Nesse sentido, a parte de confronto da fórmula Clinton-Obama pode ser mais adequada. “Em termos das esperanças de Biden de ser reeleito, ele sabe por experiência própria que perder uma eleição de meio de mandato faz com que o presidente abrace uma contraofensiva – como Obama fez em 2011-2012 e Clinton em 1995-1996″, disse Michael Nelson, um professor de ciência política no Rhodes College e autor de vários livros sobre presidentes modernos. “Ajudaria se os republicanos exagerassem, como fizeram nos dois casos anteriores.”
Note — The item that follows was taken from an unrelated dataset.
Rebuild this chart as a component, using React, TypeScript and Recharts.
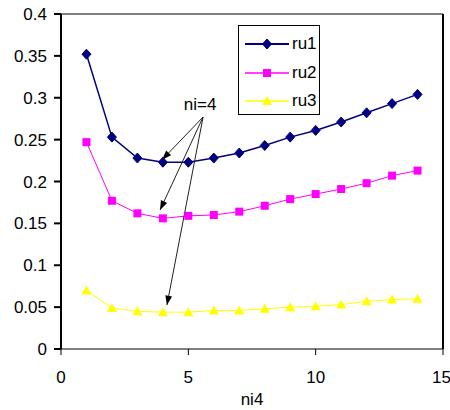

Integrante da equipe do deputado republicano Kevin McCarthy acompanha a apuração dos votos: onda vermelha nas eleições legislativas não veio, e frustrou o partido  Foto: Brendan Smialowski/AFP

Biden também tem muito trabalho a ser feito apenas para colocar em prática a legislação que ele aprovou no Congresso em seus dois primeiros anos, incluindo trilhões de dólares em gastos em infraestrutura, mudanças climáticas, saúde, indústria e outras áreas. Como os assessores imaginam, Biden pode passar grande parte dos próximos dois anos cruzando o país para cerimônias de inauguração.

De qualquer forma, os resultados das eleições podem dar a Biden espaço para respirar e decidir o que vem a seguir. Já o presidente mais velho da história americana, ele completa 80 anos no final deste mês, um marco que sua equipe não esperava, ele completaria 86 anos no final de um segundo mandato. A idade é o único fator que ele não pode mudar, e ele parece visivelmente mais lento e menos vigoroso do que em sua juventude.

Mas agora Biden pode ter mais liberdade para decidir e anunciar em seus próprios termos, talvez no Dia de Ação de Graças, mas possivelmente antes do discurso do Estado da União, provavelmente em fevereiro.

Anita Dunn, assessora especial do presidente, disse na quarta-feira que os resultados das eleições de meio de mandato não seriam determinantes. “Ele está onde sempre esteve – ele disse que pretende concorrer”, disse ela. “O resultado das eleições intermediárias nunca seria um fator decisivo aqui.” Mas também não o desencorajava.